> [Directive] Exactly the lines from the start of the data through the line containing "import pandas as pd" should be output, with both ends kept and nothing added.

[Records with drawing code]
▬▬▬
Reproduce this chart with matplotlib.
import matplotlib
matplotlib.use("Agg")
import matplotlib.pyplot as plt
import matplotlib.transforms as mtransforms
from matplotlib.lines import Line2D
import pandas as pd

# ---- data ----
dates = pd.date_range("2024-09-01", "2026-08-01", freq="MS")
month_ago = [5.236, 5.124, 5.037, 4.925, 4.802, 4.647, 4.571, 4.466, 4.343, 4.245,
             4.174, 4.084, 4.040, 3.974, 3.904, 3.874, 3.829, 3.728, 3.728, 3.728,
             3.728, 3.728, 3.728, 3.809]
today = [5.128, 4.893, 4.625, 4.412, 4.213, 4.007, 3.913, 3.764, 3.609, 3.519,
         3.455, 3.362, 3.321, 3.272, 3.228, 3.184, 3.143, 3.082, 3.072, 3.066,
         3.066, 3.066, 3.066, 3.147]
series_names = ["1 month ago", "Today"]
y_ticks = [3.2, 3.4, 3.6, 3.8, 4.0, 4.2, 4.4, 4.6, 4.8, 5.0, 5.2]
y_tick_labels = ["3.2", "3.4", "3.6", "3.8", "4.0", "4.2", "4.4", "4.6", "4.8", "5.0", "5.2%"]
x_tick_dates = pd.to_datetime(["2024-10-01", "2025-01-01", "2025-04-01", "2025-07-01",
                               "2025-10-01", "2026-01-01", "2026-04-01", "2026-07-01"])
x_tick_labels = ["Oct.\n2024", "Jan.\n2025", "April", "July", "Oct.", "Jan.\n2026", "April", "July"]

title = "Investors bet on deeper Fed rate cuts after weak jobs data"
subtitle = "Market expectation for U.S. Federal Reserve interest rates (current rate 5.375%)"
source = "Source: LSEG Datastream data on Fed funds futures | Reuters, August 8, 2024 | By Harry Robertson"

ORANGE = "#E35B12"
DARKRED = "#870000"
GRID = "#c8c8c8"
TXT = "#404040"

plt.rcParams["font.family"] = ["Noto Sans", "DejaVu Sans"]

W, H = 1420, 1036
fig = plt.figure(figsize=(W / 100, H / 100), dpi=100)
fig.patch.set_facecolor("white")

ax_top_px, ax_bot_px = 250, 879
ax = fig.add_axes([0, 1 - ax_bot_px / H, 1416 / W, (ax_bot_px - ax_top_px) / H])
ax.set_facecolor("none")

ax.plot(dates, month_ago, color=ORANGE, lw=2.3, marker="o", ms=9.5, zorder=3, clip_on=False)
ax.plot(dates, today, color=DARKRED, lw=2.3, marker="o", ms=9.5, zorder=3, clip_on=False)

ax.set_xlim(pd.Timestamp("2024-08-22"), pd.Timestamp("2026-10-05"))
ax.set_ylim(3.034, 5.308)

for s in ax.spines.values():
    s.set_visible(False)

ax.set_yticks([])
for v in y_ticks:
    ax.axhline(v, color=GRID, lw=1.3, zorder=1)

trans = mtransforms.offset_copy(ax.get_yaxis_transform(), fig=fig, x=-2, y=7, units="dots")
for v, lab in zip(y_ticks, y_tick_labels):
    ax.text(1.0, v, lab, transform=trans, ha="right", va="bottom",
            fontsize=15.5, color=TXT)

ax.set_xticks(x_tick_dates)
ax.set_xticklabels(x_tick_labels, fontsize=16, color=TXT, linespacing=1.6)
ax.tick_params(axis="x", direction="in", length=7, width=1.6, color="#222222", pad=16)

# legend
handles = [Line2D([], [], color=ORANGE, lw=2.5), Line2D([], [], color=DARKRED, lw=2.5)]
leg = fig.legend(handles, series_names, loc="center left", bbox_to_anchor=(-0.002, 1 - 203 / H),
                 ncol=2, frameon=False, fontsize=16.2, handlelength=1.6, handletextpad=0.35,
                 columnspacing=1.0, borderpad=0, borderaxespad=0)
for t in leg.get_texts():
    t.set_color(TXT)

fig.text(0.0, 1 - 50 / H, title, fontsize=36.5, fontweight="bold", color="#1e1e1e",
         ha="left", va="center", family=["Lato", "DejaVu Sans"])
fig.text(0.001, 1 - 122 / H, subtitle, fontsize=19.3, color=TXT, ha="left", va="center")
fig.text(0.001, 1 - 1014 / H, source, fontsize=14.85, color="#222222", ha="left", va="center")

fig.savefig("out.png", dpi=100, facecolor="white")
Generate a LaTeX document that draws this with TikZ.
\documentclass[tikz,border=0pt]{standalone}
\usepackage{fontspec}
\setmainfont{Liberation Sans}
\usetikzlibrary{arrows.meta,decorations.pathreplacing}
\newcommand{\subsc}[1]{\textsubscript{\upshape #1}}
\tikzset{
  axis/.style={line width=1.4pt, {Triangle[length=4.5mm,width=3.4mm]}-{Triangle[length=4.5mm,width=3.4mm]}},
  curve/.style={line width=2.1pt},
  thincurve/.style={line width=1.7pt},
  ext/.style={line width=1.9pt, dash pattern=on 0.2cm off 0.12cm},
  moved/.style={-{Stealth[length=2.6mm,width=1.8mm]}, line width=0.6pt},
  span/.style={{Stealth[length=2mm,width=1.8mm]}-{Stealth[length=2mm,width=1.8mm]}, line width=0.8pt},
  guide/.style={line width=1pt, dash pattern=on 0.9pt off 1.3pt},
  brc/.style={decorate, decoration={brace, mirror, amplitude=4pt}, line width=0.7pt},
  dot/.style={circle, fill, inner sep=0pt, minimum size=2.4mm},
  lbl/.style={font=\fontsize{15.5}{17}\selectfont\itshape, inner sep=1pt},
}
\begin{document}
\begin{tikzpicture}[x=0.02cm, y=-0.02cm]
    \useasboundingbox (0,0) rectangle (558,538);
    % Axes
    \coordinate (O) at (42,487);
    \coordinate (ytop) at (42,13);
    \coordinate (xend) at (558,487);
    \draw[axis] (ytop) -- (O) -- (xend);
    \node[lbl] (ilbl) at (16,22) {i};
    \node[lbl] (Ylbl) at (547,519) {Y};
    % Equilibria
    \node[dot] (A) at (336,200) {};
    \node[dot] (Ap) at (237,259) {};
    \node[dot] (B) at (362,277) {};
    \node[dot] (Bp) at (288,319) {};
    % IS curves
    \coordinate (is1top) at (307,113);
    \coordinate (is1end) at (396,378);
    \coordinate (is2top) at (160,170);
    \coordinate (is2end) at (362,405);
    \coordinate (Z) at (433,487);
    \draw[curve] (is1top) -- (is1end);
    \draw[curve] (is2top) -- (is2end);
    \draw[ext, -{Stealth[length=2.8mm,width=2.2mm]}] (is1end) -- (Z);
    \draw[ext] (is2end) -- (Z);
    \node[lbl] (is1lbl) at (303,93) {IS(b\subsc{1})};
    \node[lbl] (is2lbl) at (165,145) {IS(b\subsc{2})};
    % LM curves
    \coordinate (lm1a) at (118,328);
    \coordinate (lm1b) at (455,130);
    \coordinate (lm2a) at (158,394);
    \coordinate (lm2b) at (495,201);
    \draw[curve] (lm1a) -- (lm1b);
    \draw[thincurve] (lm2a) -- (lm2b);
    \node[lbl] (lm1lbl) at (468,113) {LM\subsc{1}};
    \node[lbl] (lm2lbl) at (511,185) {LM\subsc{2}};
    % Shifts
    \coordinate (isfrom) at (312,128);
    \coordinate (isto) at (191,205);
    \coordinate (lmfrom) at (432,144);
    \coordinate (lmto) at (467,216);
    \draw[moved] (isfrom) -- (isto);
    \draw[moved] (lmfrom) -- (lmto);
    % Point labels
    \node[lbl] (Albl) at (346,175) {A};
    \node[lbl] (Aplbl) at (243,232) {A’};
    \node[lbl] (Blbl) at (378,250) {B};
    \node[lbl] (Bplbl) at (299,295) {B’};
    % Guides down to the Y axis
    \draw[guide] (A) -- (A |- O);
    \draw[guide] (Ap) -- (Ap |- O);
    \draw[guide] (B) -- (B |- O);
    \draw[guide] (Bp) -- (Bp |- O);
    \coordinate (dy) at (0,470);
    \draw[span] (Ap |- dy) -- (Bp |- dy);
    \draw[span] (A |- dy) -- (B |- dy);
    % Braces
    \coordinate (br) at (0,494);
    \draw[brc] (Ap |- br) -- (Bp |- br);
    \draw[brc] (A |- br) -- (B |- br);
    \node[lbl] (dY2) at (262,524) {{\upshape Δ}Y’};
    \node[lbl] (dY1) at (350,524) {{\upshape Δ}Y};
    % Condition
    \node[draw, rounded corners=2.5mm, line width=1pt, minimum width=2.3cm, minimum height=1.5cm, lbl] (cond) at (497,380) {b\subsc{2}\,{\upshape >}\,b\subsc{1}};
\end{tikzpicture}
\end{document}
▬▬▬
> [Final result]
Reproduce this chart with matplotlib.
import matplotlib
matplotlib.use("Agg")
import matplotlib.pyplot as plt
import matplotlib.transforms as mtransforms
from matplotlib.lines import Line2D
import pandas as pd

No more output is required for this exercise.